• **What is required**
It is required that the lines from the top of the listing through the line with "plt.rcParams['font.family'] = ['Liberation" be reproduced exactly, excluding pictures.

• **Supplied material**
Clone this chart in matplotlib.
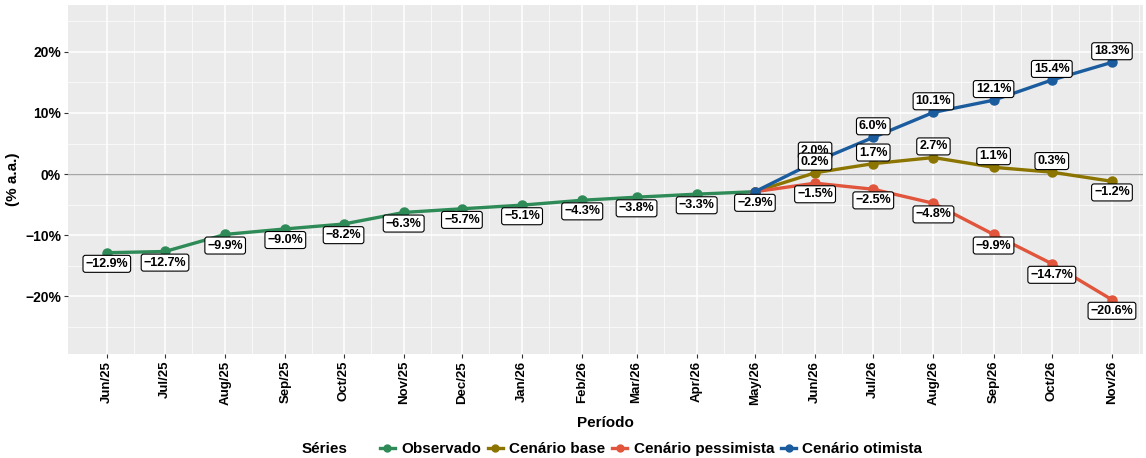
import numpy as np
import pandas as pd
import matplotlib
matplotlib.use("Agg")
import matplotlib.pyplot as plt
from matplotlib.lines import Line2D

plt.rcParams['font.family'] = ['Liberation Sans', 'DejaVu Sans']

# ---- data ----
obs_months = ["2025-06", "2025-07", "2025-08", "2025-09", "2025-10", "2025-11",
              "2025-12", "2026-01", "2026-02", "2026-03", "2026-04", "2026-05"]
obs_vals = [-12.9, -12.7, -9.9, -9.0, -8.2, -6.3, -5.7, -5.1, -4.3, -3.8, -3.3, -2.9]

proj_months = ["2026-05", "2026-06", "2026-07", "2026-08", "2026-09", "2026-10", "2026-11"]
base_vals = [-2.9, 0.2, 1.7, 2.7, 1.1, 0.3, -1.2]
pess_vals = [-2.9, -1.5, -2.5, -4.8, -9.9, -14.7, -20.6]
otim_vals = [-2.9, 2.0, 6.0, 10.1, 12.1, 15.4, 18.3]

series_names = ["Observado", "Cenário base", "Cenário pessimista", "Cenário otimista"]
colors = ["#2E8B57", "#8B7500", "#E0553B", "#1B5C9E"]

obs_dates = pd.to_datetime(obs_months)
proj_dates = pd.to_datetime(proj_months)


def fmt(v):
    return f"{v:.1f}%".replace("-", "\u2212")


fig = plt.figure(figsize=(11.46, 4.58), dpi=100)
ax = fig.add_axes([68/1146, 1-354/458, (1143-68)/1146, (354-5)/458])
ax.set_facecolor("#EBEBEB")
for s in ax.spines.values():
    s.set_visible(False)

ax.axhline(0, color="#A6A6A6", lw=1.0, zorder=1)

# lines + points
series = [(obs_dates, obs_vals), (proj_dates, base_vals),
          (proj_dates, pess_vals), (proj_dates, otim_vals)]
for i, (d, v) in enumerate(series):
    ax.plot(d, v, color=colors[i], lw=2.4, marker="o", markersize=6.5, zorder=3 + i)

# labels (skip the shared May/26 point on projections)
label_z = {0: 10, 3: 11, 2: 12, 1: 13}
for i, (d, v) in enumerate(series):
    for k, (dd, vv) in enumerate(zip(d, v)):
        if i > 0 and k == 0:
            continue
        off = 8 if vv > 0 else -8
        ax.annotate(fmt(vv), (dd, vv), xytext=(0, off), textcoords="offset points",
                    ha="center", va="center", fontsize=9, fontweight="bold",
                    bbox=dict(boxstyle="round,pad=0.2,rounding_size=0.2",
                              fc="white", ec="black", lw=0.8),
                    zorder=label_z[i])

# axes limits
x0 = pd.Timestamp("2025-06-01") - pd.Timedelta(days=20)
x1 = pd.Timestamp("2026-11-01") + pd.Timedelta(days=16)
ax.set_xlim(x0, x1)
ax.set_ylim(-29.5, 27.7)

all_months = pd.date_range("2025-06-01", "2026-11-01", freq="MS")
ax.set_xticks(all_months)
ax.set_xticklabels([m.strftime("%b/%y") for m in all_months], rotation=90,
                   fontsize=9.5, fontweight="bold")
minor_x = pd.date_range("2025-05-16", "2026-11-16", freq="SMS")
minor_x = [m for m in minor_x if m.day != 1]
ax.set_xticks(minor_x, minor=True)

yt = [-20, -10, 0, 10, 20]
ax.set_yticks(yt)
ax.set_yticklabels([f"{t}%".replace("-", "\u2212") for t in yt],
                   fontsize=10, fontweight="bold")
ax.set_yticks([-25, -15, -5, 5, 15, 25], minor=True)

ax.grid(which="major", color="white", lw=1.1, zorder=0)
ax.grid(which="minor", color="white", lw=0.5, zorder=0)
ax.set_axisbelow(True)
ax.tick_params(which="major", length=3, color="#333333", pad=2)
ax.tick_params(which="minor", length=0)

ax.set_xlabel("Período", fontsize=11, fontweight="bold", labelpad=8)
ax.set_ylabel("(% a.a.)", fontsize=11, fontweight="bold", labelpad=0)
ax.yaxis.set_label_coords(-0.045, 0.5)

# legend
handles = [Line2D([0], [0], color=c, lw=2.4, marker="o", markersize=5) for c in colors]
fig.text(302/1146, 1-449/458, "Séries", fontsize=11, fontweight="bold",
         ha="left", va="center")
fig.legend(handles, series_names, loc="center left", bbox_to_anchor=(372/1146, 1-449/458),
           ncol=4, frameon=False, handlelength=1.0, handletextpad=0.4,
           columnspacing=0.45, prop={"size": 11, "weight": "bold"}, borderpad=0)

fig.savefig("out.png", dpi=100)
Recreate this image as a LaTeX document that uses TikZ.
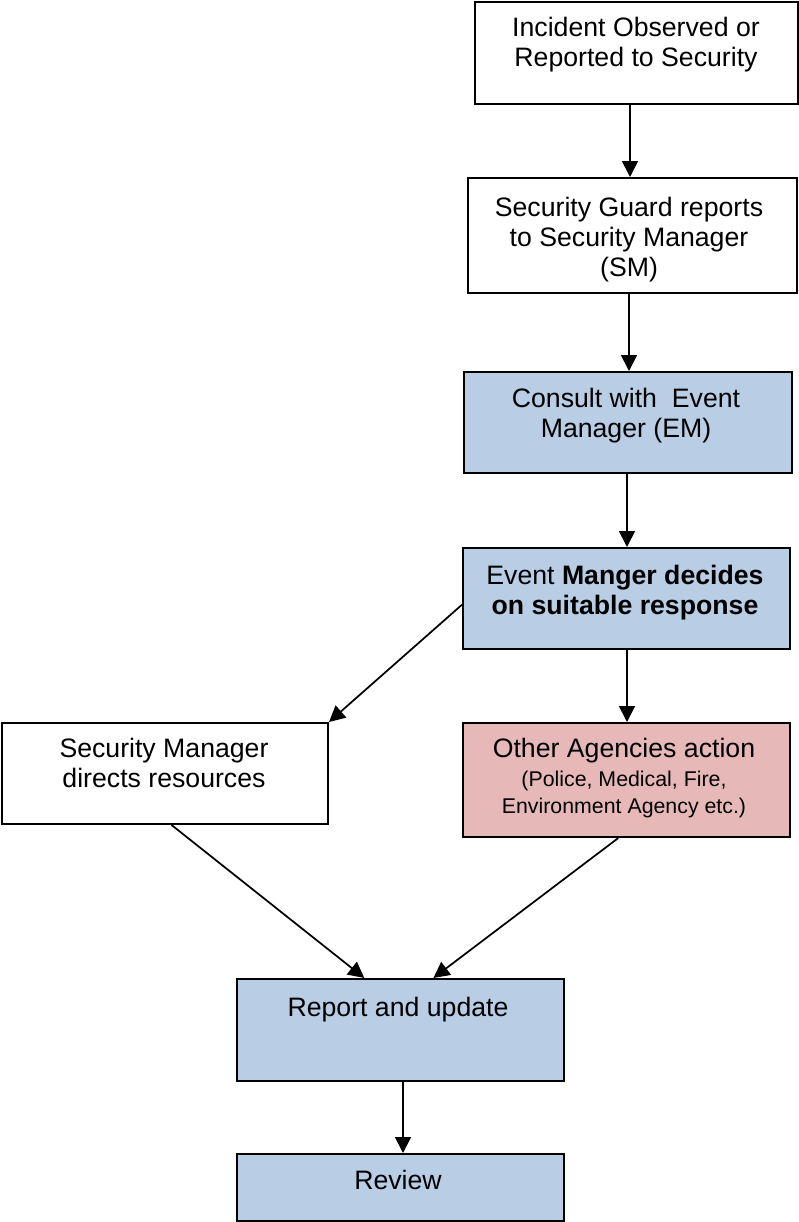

• **Reply**
Clone this chart in matplotlib.
import numpy as np
import pandas as pd
import matplotlib
matplotlib.use("Agg")
import matplotlib.pyplot as plt
from matplotlib.lines import Line2D

plt.rcParams['font.family'] = ['Liberation Sans', 'DejaVu Sans']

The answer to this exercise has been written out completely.